The design of tables in a relational database is governed by a process known
as normalization. I won't go into the details of this (The Wikipedia article
on the subject is pretty good), but essentially normalization is a set of
rules (normal forms) which ensure the elimination of any redundancies which
can leave the database open to inconsistent data. The end result is a set of
related table, each of which models an entity type and whose tables model the
attributes of each entity type without any redundancy. This is achieved by a
process of 'decomposition' of tables, breaking them down into separate tables
so that the attributes (columns) of each contain no redundant information.

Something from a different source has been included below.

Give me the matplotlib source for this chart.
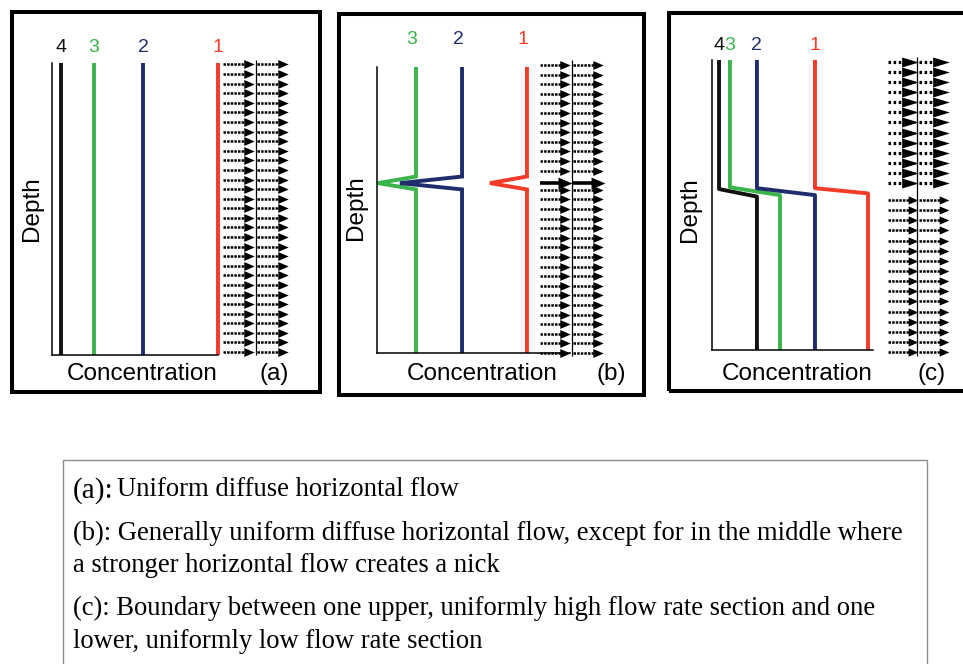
import matplotlib.pyplot as plt
import numpy as np
from matplotlib.patches import Rectangle

W, H = 963, 664

# depth runs from 0 (top) to 10 (bottom), concentration in arbitrary units
depth_top, depth_bottom = 0.0, 10.0

# (a) uniform diffuse horizontal flow
a_labels = ['4', '3', '2', '1']
a_conc = [0.55, 2.5, 5.5, 10.0]

# (b) uniform flow with a stronger flow in the middle -> nick
b_labels = ['3', '2', '1']
b_conc = [2.6, 5.67, 10.0]
b_nick_tip = [0.07, 1.53, 7.53]
b_nick_depth = [3.83, 4.06, 4.28]  # start, tip, end of the nick

# (c) upper high flow section / lower low flow section
c_labels = ['4', '3', '2', '1']
c_upper = [0.45, 1.15, 2.88, 6.6]
c_lower = [2.88, 4.36, 6.6, 10.0]
c_bend_start = [4.45, 4.39, 4.42, 4.42]
c_bend_end = [4.71, 4.66, 4.66, 4.6]

colors = {'1': '#f23b29', '2': '#1f2d6c', '3': '#3bb44b', '4': '#111111'}

captions = [
    ('(a):', 'Uniform diffuse horizontal flow'),
    ('', '(b): Generally uniform diffuse horizontal flow, except for in the middle where'),
    ('', 'a stronger horizontal flow creates a nick'),
    ('', '(c): Boundary between one upper, uniformly high flow rate section and one'),
    ('', 'lower, uniformly low flow rate section'),
]
caption_y = [487, 530, 563, 605, 638]

plt.rcParams['font.family'] = ['Liberation Sans', 'DejaVu Sans']

fig = plt.figure(figsize=(W / 100, H / 100), dpi=100)


def px_axes(left, top, right, bottom):
    return fig.add_axes([left / W, 1 - bottom / H, (right - left) / W, (bottom - top) / H])


def ftext(x, y, s, **kw):
    return fig.text(x / W, 1 - y / H, s, **kw)


def frame(left, top, right, bottom, **kw):
    fig.add_artist(Rectangle((left / W, 1 - bottom / H), (right - left) / W, (bottom - top) / H,
                             transform=fig.transFigure, fill=False, **kw))


def profile_axes(box, xmax):
    ax = px_axes(*box)
    ax.set_xlim(0, xmax)
    ax.set_ylim(depth_bottom, depth_top)
    ax.spines[['top', 'right']].set_visible(False)
    ax.spines[['left', 'bottom']].set_linewidth(1.1)
    ax.set_xticks([])
    ax.set_yticks([])
    ax.patch.set_visible(False)
    return ax


def flow_axes(box, sep_from, sep_to):
    ax = px_axes(*box)
    ax.set_xlim(0, 2)
    ax.set_ylim(depth_bottom, depth_top)
    ax.axis('off')
    ax.vlines(1, sep_from, sep_to, color='k', lw=0.9, clip_on=False)
    return ax


head_std = [(-1, -0.85), (1, 0), (-1, 0.85)]
head_long = [(-1, -0.6), (1, 0), (-1, 0.6)]


def arrows(ax, rows, x0=0.04, x1=0.68, xh=0.8, ms=7.5, dash=(1.0, 0.45), lw=1.8, head=head_std):
    rows = np.asarray(rows)
    for col in (0, 1):
        ax.hlines(rows, col + x0, col + x1, colors='k', lw=lw,
                  linestyles=[dash if dash == 'solid' else (0, dash)], clip_on=False)
        ax.plot(np.full(len(rows), col + xh), rows, ls='none', marker=head, ms=ms,
                color='k', mew=0, clip_on=False)


def curve_labels(ax, labels, xs, dx, dy):
    for lab, x in zip(labels, xs):
        ax.annotate(lab, (x, depth_top), xytext=(dx, dy), textcoords='offset pixels',
                    ha='center', va='center', fontsize=14, color=colors[lab],
                    annotation_clip=False)


lw_curve = 2.8
fs_lab = 17.5

# ---------- (a) ----------
frame(12, 12, 320, 392, lw=2.9, ec='k')
ax = profile_axes((52, 63, 218, 355), 10.0)
for lab, x in zip(a_labels, a_conc):
    ax.plot([x, x], [depth_top, depth_bottom], color=colors[lab], lw=lw_curve,
            solid_capstyle='butt', clip_on=False)
curve_labels(ax, a_labels, a_conc, 0, 16)
fa = flow_axes((222, 63, 290, 355), -0.1, 10.0)
arrows(fa, np.linspace(0.05, 9.9, 31))
ftext(32, 209, 'Depth', rotation=90, ha='center', va='center', fontsize=fs_lab)
ftext(142, 374, 'Concentration', ha='center', va='center', fontsize=fs_lab)
ftext(274, 374, '(a)', ha='center', va='center', fontsize=fs_lab)

# ---------- (b) ----------
frame(339, 14, 644, 395, lw=2.9, ec='k')
ax = profile_axes((377, 67, 570, 353), 12.87)
for lab, x, tip in zip(b_labels, b_conc, b_nick_tip):
    ax.plot([x, x, tip, x, x],
            [depth_top, b_nick_depth[0], b_nick_depth[1], b_nick_depth[2], depth_bottom],
            color=colors[lab], lw=lw_curve, solid_capstyle='butt', solid_joinstyle='miter',
            clip_on=False)
curve_labels(ax, b_labels, b_conc, -4, 27)
fb = flow_axes((539, 67, 605, 353), -0.25, 10.1)
b_rows = np.linspace(-0.07, 10.0, 31)
strong = np.argmin(np.abs(b_rows - b_nick_depth[1]))
arrows(fb, np.delete(b_rows, strong))
arrows(fb, [b_nick_depth[1]], x0=0.02, x1=0.66, xh=0.8, ms=10, dash='solid', lw=2.6)
ftext(356, 208, 'Depth', rotation=90, ha='center', va='center', fontsize=fs_lab)
ftext(482, 374, 'Concentration', ha='center', va='center', fontsize=fs_lab)
ftext(611, 374, '(b)', ha='center', va='center', fontsize=fs_lab)

# ---------- (c) ----------
frame(669, 12.5, 990, 391, lw=2.9, ec='k')
ax = profile_axes((712, 60, 873, 350), 10.32)
for lab, up, lo, d0, d1 in zip(c_labels, c_upper, c_lower, c_bend_start, c_bend_end):
    ax.plot([up, up, lo, lo], [depth_top, d0, d1, depth_bottom], color=colors[lab], lw=lw_curve,
            solid_capstyle='butt', solid_joinstyle='round', clip_on=False)
curve_labels(ax, c_labels, c_upper, 0, 15)
fc = flow_axes((886, 60, 948, 350), -0.1, 10.2)
arrows(fc, np.linspace(0.07, 4.24, 13), x0=0.06, x1=0.52, xh=0.76, ms=12,
       dash=(0.8, 0.8), lw=2.3, head=head_long)
arrows(fc, np.linspace(4.83, 10.07, 16), x0=0.06, x1=0.78, xh=0.86, ms=7, dash=(1.0, 0.45), lw=1.8)
ftext(690, 210, 'Depth', rotation=90, ha='center', va='center', fontsize=fs_lab)
ftext(797, 374, 'Concentration', ha='center', va='center', fontsize=fs_lab)
ftext(932, 374, '(c)', ha='center', va='center', fontsize=fs_lab)

# ---------- caption box ----------
frame(63, 460, 927, 700, lw=1.0, ec='#8c8c8c')
renderer = fig.canvas.get_renderer()
probe = ftext(73, 530, captions[1][1], fontsize=16, family='Liberation Serif')
cap_fs = 16 * 832 / probe.get_window_extent(renderer).width
probe.remove()
space = ftext(0, 0, 'a a', fontsize=cap_fs, family='Liberation Serif')
aa = ftext(0, 0, 'aa', fontsize=cap_fs, family='Liberation Serif')
space_w = space.get_window_extent(renderer).width - aa.get_window_extent(renderer).width
space.remove()
aa.remove()

for (prefix, body), y in zip(captions, caption_y):
    x = 73
    if prefix:
        t = ftext(x, y, prefix, fontsize=cap_fs * 1.1, family='Liberation Serif',
                  va='center_baseline')
        x += t.get_window_extent(renderer).width + 0.5 * space_w
    ftext(x, y, body, fontsize=cap_fs, family='Liberation Serif', va='center_baseline')

fig.savefig('out.png', dpi=100)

Assuming a location might have more than one sample taken a table of the
structure you cite:
location ID | northing | easting | region name | sample number |
contains redundancies because for each sample per location we are told the
easting, northing and region of the location. This allows for
inconsistencies as there is nothing to prevent different value of one or more
of these attributes being entered in separate rows for the same location.
Separate Locations, Regions and Samples tables are needed, e.g.
Regions
....Region
Locations
....LocationID
....LocationName
....Region
Samples
....SampleNumber
....SampleDate
....LocationID
Region in Locations is a foreign key referencing the primary key of Regions,
and LocationID in samples is a foreign key referencing the primary key of
Samples. The tables might well have other non-key columns of course, but the
important thing is that each of these must be a specific attribute of the
entity type which the table models. In the language of the relational model
each must be 'functionally dependent' solely on the whole of the primary key
of the table.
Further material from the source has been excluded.